Why MCP Makes This Easier
Every pattern in this post is implementable without MCP. The reason we still recommend MCP for production agents is that it gives you a natural enforcement point. The MCP server sits between the agent and your real systems. Permissions, rate limits, audit logging, dry-run mode, approval gating — all of it lives in the MCP server, not scattered across model prompt logic.
This is the same architectural argument as putting all your auth at the API gateway rather than in every service. Centralise the policy, and the agent can be as creative as it wants — every action still has to pass through the same gates.
Key Takeaways
- Start every agent deployment read-only. Graduate to write capabilities one tool at a time, with explicit approval.

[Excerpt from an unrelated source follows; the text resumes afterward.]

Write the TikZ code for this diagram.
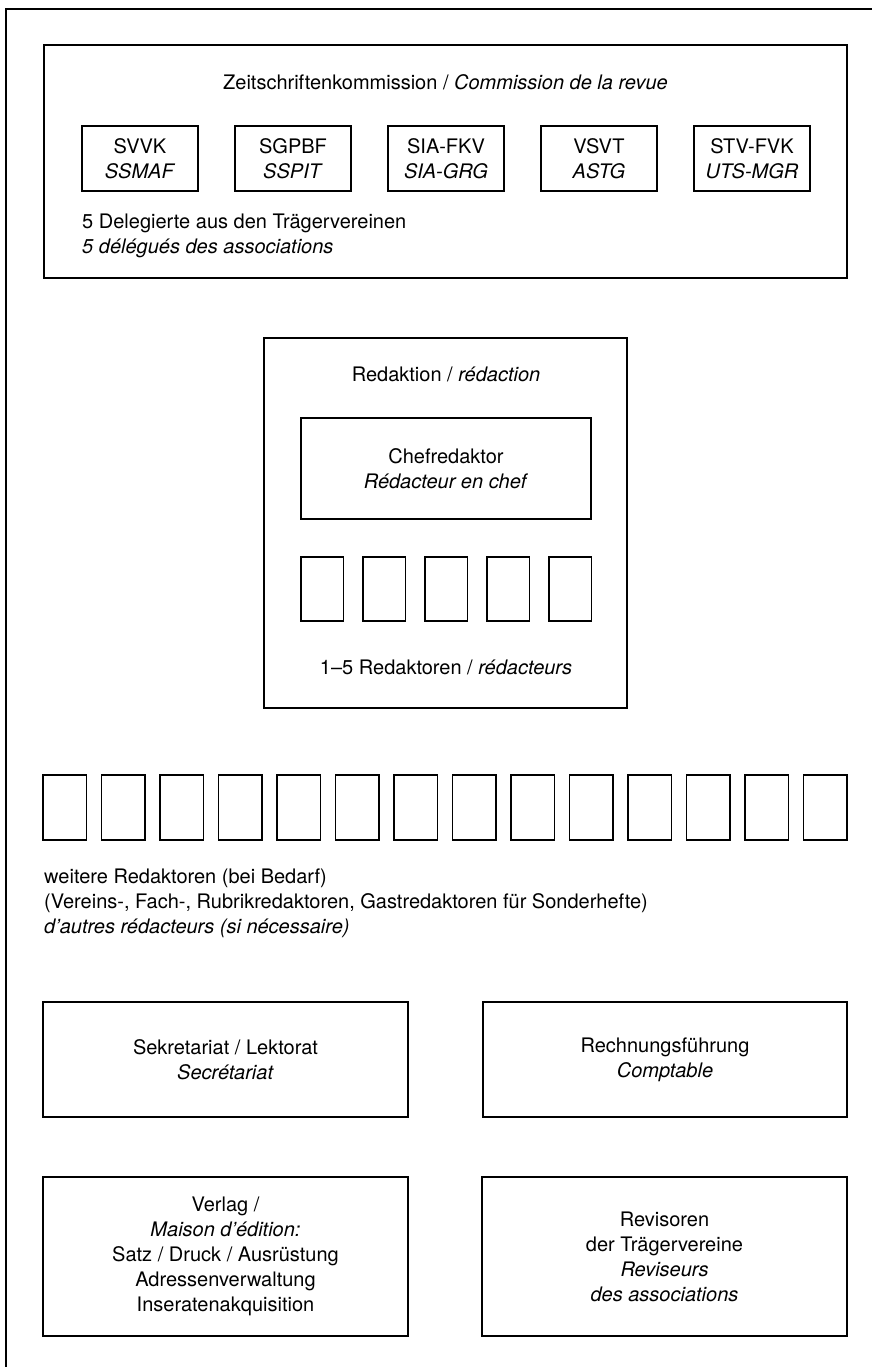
\documentclass[tikz,border=0pt]{standalone}
\usepackage{fontspec}
\setmainfont{TeX Gyre Heros}
\usepackage{tikz}
\usetikzlibrary{positioning}

\tikzset{
  orgbox/.style={draw, line width=1.5pt, align=center, inner sep=0pt},
  blankbox/.style={draw, line width=1.5pt, inner sep=0pt, minimum width=43.5pt, minimum height=65pt},
  label/.style={align=center, inner sep=0pt},
}

\begin{document}
\begin{tikzpicture}[x=1pt, y=-1pt, font=\fontsize{20pt}{25pt}\selectfont]
\useasboundingbox (0,0) rectangle (872,1367);

% Frame
\draw[line width=1.5pt] (6,1367) -- (6,9) -- (872,9);

% Zeitschriftenkommission
\node[orgbox, minimum width=803pt, minimum height=233pt] (komm) at (445.5,161.5) {};
\node[label] (kommtitle) at (445.5,82) {Zeitschriftenkommission / \textit{Commission de la revue}};
\node[orgbox, minimum width=116pt, minimum height=65pt] (svvk) at (140,158.5) {SVVK\\ \textit{SSMAF}};
\node[orgbox, minimum width=116pt, minimum height=65pt] (sgpbf) at (293,158.5) {SGPBF\\ \textit{SSPIT}};
\node[orgbox, minimum width=116pt, minimum height=65pt] (siafkv) at (446,158.5) {SIA-FKV\\ \textit{SIA-GRG}};
\node[orgbox, minimum width=116pt, minimum height=65pt] (vsvt) at (599,158.5) {VSVT\\ \textit{ASTG}};
\node[orgbox, minimum width=116pt, minimum height=65pt] (stvfvk) at (752,158.5) {STV-FVK\\ \textit{UTS-MGR}};
\node[label, align=left, anchor=west] (delegierte) at (82,235.5) {5 Delegierte aus den Trägervereinen\\ \textit{5 délégués des associations}};

% Redaktion
\node[orgbox, minimum width=363pt, minimum height=370pt] (redaktion) at (445.5,523) {};
\node[label] (redtitle) at (446,374) {Redaktion / \textit{rédaction}};
\node[orgbox, minimum width=290pt, minimum height=101pt] (chef) at (446,468.5) {Chefredaktor\\ \textit{Rédacteur en chef}};
\foreach \i in {0,...,4}
  \node[blankbox, minimum width=42.5pt, minimum height=64pt] (red\i) at (322+62*\i,589) {};
\node[label] (redcount) at (446,667) {1--5 Redaktoren / \textit{rédacteurs}};

% weitere Redaktoren
\foreach \i in {0,...,13}
  \node[blankbox] (weitere\i) at (64.75+58.5*\i,807.5) {};
\node[label, align=left, anchor=west] (weiteretext) at (44,903) {weitere Redaktoren (bei Bedarf)\\ (Vereins-, Fach-, Rubrikredaktoren, Gastredaktoren für Sonderhefte)\\ \textit{d’autres rédacteurs (si nécessaire)}};

% Sekretariat / Rechnung
\node[orgbox, minimum width=365pt, minimum height=115pt] (sekretariat) at (225.5,1059.5) {Sekretariat / Lektorat\\ \textit{Secrétariat}};
\node[orgbox, minimum width=364pt, minimum height=115pt] (rechnung) at (665,1059.5) {Rechnungsführung\\ \textit{Comptable}};

% Verlag / Revisoren
\node[orgbox, minimum width=365pt, minimum height=159pt] (verlag) at (225.5,1256.5) {Verlag /\\ \textit{Maison d’édition:}\\ Satz / Druck / Ausrüstung\\ Adressenverwaltung\\ Inseratenakquisition};
\node[orgbox, minimum width=365pt, minimum height=159pt] (revisoren) at (664.5,1256.5) {Revisoren\\ der Trägervereine\\ \textit{Reviseurs}\\ \textit{des associations}};
\end{tikzpicture}
\end{document}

- Per-tool credentials, scoped to exactly what that tool needs. Never share a "god token" across tools.
- Every mutating tool gets a dry-run flag. Use it for testing, let the agent use it to "preview" actions.
- Tier 2 actions (anything irreversible at scale) go through an approval queue. The agent proposes; a human decides.
- Immutable audit log of every tool call, approval, and model decision. Ground truth for the questions you'll have to answer.
- Per-agent rate limits and downstream circuit breakers stop runaway loops from becoming runaway incidents.
- MCP gives you one place to enforce all of this. Use it as the policy boundary.